## BEGIN LISTING
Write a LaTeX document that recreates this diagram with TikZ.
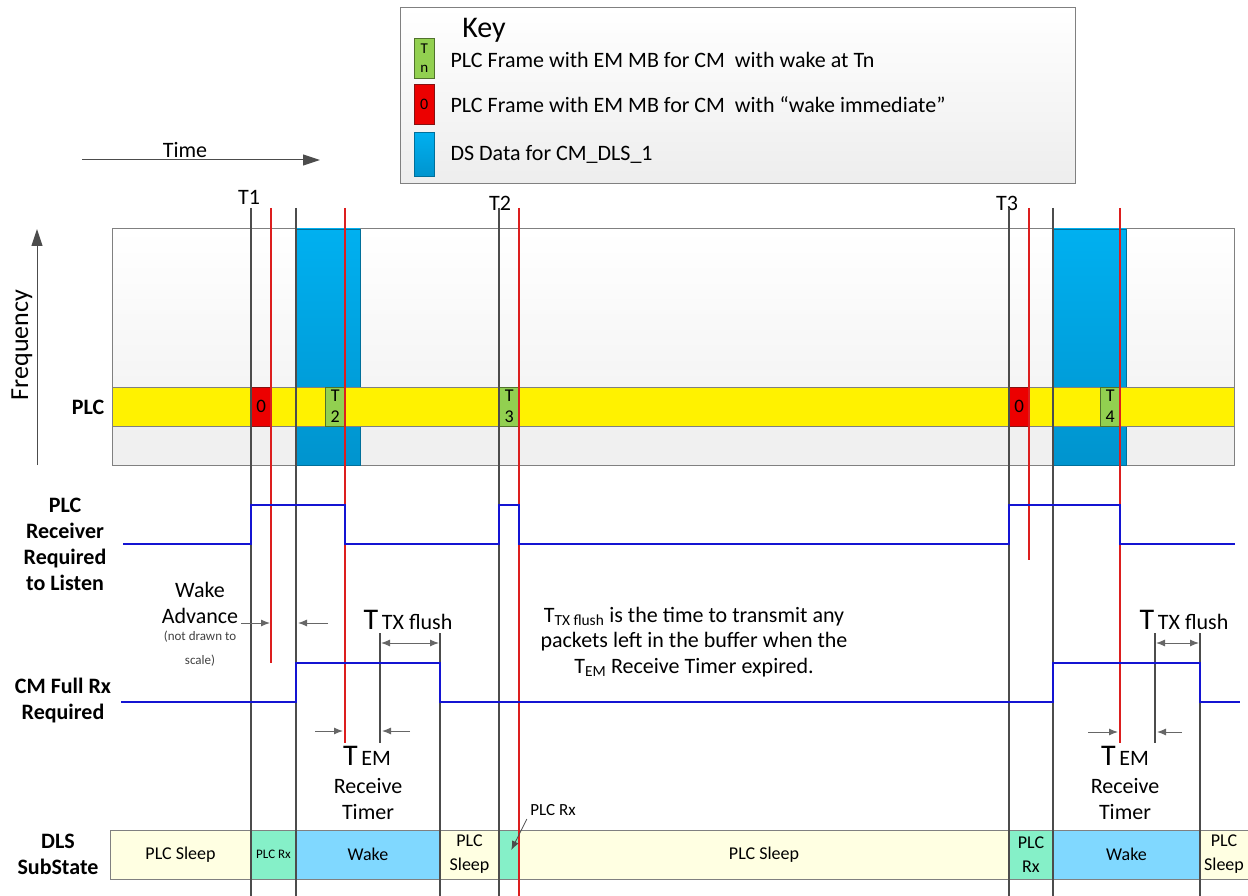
## END LISTING
## BEGIN LISTING
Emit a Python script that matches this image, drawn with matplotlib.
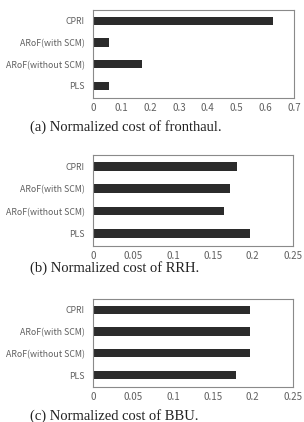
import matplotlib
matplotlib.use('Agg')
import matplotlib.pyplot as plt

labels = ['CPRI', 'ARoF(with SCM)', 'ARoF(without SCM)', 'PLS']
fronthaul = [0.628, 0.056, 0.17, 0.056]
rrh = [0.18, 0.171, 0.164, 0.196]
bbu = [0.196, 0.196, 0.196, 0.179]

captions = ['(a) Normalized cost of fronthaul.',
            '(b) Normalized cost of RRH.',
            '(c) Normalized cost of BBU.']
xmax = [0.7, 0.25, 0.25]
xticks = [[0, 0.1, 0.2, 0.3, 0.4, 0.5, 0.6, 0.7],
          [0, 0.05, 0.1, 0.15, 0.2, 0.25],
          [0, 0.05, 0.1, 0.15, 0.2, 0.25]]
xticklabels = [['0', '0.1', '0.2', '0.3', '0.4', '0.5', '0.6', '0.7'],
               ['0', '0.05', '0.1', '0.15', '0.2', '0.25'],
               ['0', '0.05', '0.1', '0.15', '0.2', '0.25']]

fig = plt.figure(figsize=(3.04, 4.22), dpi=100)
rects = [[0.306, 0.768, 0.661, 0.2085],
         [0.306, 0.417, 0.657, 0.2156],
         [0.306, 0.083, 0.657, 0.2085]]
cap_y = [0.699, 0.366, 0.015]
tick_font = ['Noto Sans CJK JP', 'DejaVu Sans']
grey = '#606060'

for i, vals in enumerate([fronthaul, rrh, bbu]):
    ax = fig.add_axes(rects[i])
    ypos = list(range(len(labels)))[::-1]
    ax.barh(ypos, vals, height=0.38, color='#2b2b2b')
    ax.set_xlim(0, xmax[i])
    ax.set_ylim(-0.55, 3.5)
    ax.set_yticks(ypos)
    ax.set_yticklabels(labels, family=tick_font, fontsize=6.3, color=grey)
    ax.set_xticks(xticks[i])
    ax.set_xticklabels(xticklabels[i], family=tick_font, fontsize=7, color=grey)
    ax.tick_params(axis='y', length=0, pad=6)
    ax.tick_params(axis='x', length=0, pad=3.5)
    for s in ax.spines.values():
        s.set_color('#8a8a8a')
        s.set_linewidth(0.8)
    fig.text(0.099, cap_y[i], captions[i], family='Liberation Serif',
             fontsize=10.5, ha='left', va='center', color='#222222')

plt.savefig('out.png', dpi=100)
## END LISTING
## BEGIN LISTING
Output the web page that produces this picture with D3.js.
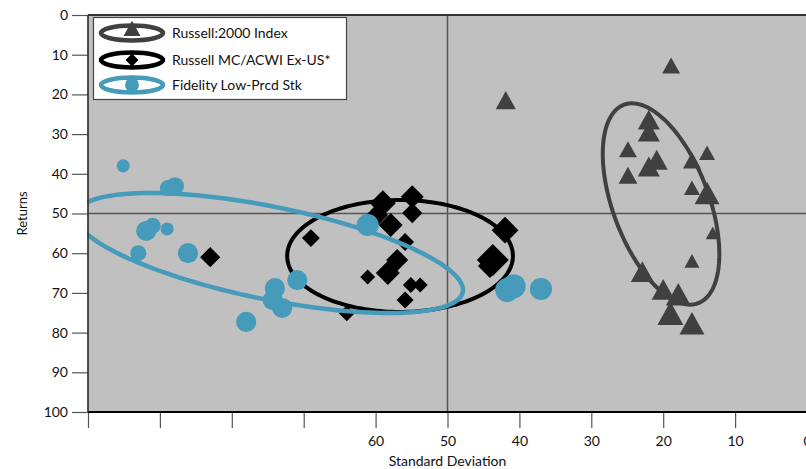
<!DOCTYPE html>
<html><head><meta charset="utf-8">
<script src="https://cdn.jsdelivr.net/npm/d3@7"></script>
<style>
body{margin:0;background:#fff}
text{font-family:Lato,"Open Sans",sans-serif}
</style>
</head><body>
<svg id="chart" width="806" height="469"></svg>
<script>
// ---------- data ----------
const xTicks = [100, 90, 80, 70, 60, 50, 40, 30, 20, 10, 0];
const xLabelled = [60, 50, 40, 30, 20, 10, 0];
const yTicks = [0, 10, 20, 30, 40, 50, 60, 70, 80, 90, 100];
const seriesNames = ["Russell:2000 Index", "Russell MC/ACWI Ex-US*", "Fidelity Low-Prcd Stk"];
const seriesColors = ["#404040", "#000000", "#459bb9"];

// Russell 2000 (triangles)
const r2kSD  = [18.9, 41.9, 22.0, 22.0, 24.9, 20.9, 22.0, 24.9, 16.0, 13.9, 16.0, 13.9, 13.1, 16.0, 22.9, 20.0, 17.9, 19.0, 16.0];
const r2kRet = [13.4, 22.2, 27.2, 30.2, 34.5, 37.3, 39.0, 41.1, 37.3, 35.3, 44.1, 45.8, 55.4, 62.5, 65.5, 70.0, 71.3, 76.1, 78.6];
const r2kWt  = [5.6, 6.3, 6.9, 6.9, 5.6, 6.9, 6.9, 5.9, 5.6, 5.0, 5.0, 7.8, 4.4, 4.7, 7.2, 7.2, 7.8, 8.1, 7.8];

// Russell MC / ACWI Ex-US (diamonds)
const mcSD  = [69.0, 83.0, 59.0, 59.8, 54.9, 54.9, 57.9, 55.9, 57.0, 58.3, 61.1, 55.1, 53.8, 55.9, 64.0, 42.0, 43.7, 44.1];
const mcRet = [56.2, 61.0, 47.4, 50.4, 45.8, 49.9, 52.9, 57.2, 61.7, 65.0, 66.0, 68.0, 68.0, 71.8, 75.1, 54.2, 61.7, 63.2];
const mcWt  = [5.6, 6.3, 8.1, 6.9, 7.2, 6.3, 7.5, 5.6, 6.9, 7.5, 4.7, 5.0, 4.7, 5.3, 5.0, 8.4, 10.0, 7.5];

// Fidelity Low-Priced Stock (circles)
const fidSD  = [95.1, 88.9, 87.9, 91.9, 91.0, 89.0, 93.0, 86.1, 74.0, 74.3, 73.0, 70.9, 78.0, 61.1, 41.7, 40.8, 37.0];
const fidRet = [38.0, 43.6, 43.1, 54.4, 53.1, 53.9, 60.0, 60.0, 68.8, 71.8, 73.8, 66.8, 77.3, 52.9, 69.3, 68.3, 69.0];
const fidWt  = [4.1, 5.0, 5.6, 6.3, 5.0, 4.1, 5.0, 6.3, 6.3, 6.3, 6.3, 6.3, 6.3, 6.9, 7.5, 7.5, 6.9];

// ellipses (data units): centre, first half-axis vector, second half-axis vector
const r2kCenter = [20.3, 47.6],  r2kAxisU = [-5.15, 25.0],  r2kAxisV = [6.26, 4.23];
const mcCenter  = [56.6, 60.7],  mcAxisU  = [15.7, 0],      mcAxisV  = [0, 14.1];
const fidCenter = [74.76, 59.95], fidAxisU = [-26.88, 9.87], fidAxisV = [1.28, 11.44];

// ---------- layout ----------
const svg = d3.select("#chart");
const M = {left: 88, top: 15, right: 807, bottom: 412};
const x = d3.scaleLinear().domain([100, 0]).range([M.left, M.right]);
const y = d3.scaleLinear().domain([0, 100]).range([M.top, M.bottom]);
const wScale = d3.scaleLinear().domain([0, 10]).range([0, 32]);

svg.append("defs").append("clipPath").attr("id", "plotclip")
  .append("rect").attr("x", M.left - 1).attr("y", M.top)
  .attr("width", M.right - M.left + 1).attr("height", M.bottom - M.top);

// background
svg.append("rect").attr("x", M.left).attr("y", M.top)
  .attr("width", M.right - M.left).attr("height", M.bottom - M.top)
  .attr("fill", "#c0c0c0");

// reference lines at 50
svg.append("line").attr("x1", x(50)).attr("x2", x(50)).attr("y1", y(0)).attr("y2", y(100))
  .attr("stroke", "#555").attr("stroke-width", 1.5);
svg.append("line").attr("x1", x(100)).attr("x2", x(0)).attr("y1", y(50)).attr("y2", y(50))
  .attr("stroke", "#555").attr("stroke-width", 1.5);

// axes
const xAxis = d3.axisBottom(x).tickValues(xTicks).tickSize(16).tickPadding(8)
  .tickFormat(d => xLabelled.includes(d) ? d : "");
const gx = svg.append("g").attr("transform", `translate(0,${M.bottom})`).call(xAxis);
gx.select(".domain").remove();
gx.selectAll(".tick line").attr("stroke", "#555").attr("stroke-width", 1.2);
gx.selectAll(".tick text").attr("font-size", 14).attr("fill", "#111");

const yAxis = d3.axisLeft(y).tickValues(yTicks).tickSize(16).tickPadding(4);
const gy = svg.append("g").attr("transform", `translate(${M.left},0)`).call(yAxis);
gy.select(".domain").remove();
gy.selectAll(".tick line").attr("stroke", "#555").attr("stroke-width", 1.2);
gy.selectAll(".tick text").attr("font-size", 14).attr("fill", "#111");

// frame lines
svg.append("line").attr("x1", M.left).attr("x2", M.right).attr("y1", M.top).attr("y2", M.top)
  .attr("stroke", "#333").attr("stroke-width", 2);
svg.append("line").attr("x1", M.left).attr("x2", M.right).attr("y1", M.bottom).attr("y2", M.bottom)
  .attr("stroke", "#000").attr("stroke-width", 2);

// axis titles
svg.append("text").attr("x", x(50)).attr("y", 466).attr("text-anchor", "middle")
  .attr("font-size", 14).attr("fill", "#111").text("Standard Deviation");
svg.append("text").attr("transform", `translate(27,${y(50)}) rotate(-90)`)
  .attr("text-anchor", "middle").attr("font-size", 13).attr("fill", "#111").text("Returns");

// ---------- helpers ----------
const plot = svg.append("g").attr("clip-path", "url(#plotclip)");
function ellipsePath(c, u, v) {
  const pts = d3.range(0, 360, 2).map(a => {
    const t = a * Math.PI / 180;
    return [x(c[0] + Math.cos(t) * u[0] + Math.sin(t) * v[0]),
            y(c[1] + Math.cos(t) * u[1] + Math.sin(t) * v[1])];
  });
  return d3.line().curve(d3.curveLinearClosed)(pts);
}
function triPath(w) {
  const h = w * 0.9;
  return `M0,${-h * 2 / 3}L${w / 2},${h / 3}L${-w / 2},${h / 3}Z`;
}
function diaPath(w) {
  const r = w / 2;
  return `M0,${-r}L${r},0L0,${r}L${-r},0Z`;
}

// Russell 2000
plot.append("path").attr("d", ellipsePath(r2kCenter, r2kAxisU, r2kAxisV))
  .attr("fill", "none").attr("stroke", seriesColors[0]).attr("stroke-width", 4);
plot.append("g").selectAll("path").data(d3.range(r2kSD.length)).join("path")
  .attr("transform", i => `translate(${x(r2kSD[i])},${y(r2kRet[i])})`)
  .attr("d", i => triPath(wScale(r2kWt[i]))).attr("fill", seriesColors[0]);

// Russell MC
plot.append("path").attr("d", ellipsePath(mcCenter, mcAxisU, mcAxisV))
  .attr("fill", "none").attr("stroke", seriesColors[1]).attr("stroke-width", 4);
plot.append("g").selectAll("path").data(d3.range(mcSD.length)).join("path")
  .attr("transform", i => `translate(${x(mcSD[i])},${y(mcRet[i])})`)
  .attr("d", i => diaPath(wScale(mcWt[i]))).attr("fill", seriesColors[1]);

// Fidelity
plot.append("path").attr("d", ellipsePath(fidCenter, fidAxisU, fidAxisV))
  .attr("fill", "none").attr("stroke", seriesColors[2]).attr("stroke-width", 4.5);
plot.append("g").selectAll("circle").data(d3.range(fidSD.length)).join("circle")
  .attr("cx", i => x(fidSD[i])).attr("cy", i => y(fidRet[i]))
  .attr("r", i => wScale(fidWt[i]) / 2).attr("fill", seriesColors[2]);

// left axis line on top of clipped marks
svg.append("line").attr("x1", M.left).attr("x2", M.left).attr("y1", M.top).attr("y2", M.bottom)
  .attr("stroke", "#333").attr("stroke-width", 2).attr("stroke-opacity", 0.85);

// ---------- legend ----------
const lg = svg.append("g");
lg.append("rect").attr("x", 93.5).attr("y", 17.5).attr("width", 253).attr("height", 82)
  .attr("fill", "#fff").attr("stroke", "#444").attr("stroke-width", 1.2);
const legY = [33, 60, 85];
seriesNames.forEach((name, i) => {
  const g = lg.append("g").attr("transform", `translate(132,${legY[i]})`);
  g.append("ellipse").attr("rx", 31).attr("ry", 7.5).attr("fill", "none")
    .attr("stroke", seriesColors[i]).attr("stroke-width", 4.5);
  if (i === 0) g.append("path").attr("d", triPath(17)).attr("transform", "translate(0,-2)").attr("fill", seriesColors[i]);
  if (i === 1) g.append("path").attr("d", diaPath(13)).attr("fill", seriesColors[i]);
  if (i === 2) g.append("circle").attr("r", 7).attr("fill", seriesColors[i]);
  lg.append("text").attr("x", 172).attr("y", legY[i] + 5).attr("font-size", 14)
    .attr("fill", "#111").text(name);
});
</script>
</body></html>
## END LISTING
■ EXERCISE DESCRIPTION ■
Using the data above, copy exactly the lines from the one containing "Output the web" to the one containing "7.5, 7.5, 6.9];", inclusive. Exclude the pictures.

■ RESULT ■
Output the web page that produces this picture with D3.js.
<!DOCTYPE html>
<html><head><meta charset="utf-8">
<script src="https://cdn.jsdelivr.net/npm/d3@7"></script>
<style>
body{margin:0;background:#fff}
text{font-family:Lato,"Open Sans",sans-serif}
</style>
</head><body>
<svg id="chart" width="806" height="469"></svg>
<script>
// ---------- data ----------
const xTicks = [100, 90, 80, 70, 60, 50, 40, 30, 20, 10, 0];
const xLabelled = [60, 50, 40, 30, 20, 10, 0];
const yTicks = [0, 10, 20, 30, 40, 50, 60, 70, 80, 90, 100];
const seriesNames = ["Russell:2000 Index", "Russell MC/ACWI Ex-US*", "Fidelity Low-Prcd Stk"];
const seriesColors = ["#404040", "#000000", "#459bb9"];

// Russell 2000 (triangles)
const r2kSD  = [18.9, 41.9, 22.0, 22.0, 24.9, 20.9, 22.0, 24.9, 16.0, 13.9, 16.0, 13.9, 13.1, 16.0, 22.9, 20.0, 17.9, 19.0, 16.0];
const r2kRet = [13.4, 22.2, 27.2, 30.2, 34.5, 37.3, 39.0, 41.1, 37.3, 35.3, 44.1, 45.8, 55.4, 62.5, 65.5, 70.0, 71.3, 76.1, 78.6];
const r2kWt  = [5.6, 6.3, 6.9, 6.9, 5.6, 6.9, 6.9, 5.9, 5.6, 5.0, 5.0, 7.8, 4.4, 4.7, 7.2, 7.2, 7.8, 8.1, 7.8];

// Russell MC / ACWI Ex-US (diamonds)
const mcSD  = [69.0, 83.0, 59.0, 59.8, 54.9, 54.9, 57.9, 55.9, 57.0, 58.3, 61.1, 55.1, 53.8, 55.9, 64.0, 42.0, 43.7, 44.1];
const mcRet = [56.2, 61.0, 47.4, 50.4, 45.8, 49.9, 52.9, 57.2, 61.7, 65.0, 66.0, 68.0, 68.0, 71.8, 75.1, 54.2, 61.7, 63.2];
const mcWt  = [5.6, 6.3, 8.1, 6.9, 7.2, 6.3, 7.5, 5.6, 6.9, 7.5, 4.7, 5.0, 4.7, 5.3, 5.0, 8.4, 10.0, 7.5];

// Fidelity Low-Priced Stock (circles)
const fidSD  = [95.1, 88.9, 87.9, 91.9, 91.0, 89.0, 93.0, 86.1, 74.0, 74.3, 73.0, 70.9, 78.0, 61.1, 41.7, 40.8, 37.0];
const fidRet = [38.0, 43.6, 43.1, 54.4, 53.1, 53.9, 60.0, 60.0, 68.8, 71.8, 73.8, 66.8, 77.3, 52.9, 69.3, 68.3, 69.0];
const fidWt  = [4.1, 5.0, 5.6, 6.3, 5.0, 4.1, 5.0, 6.3, 6.3, 6.3, 6.3, 6.3, 6.3, 6.9, 7.5, 7.5, 6.9];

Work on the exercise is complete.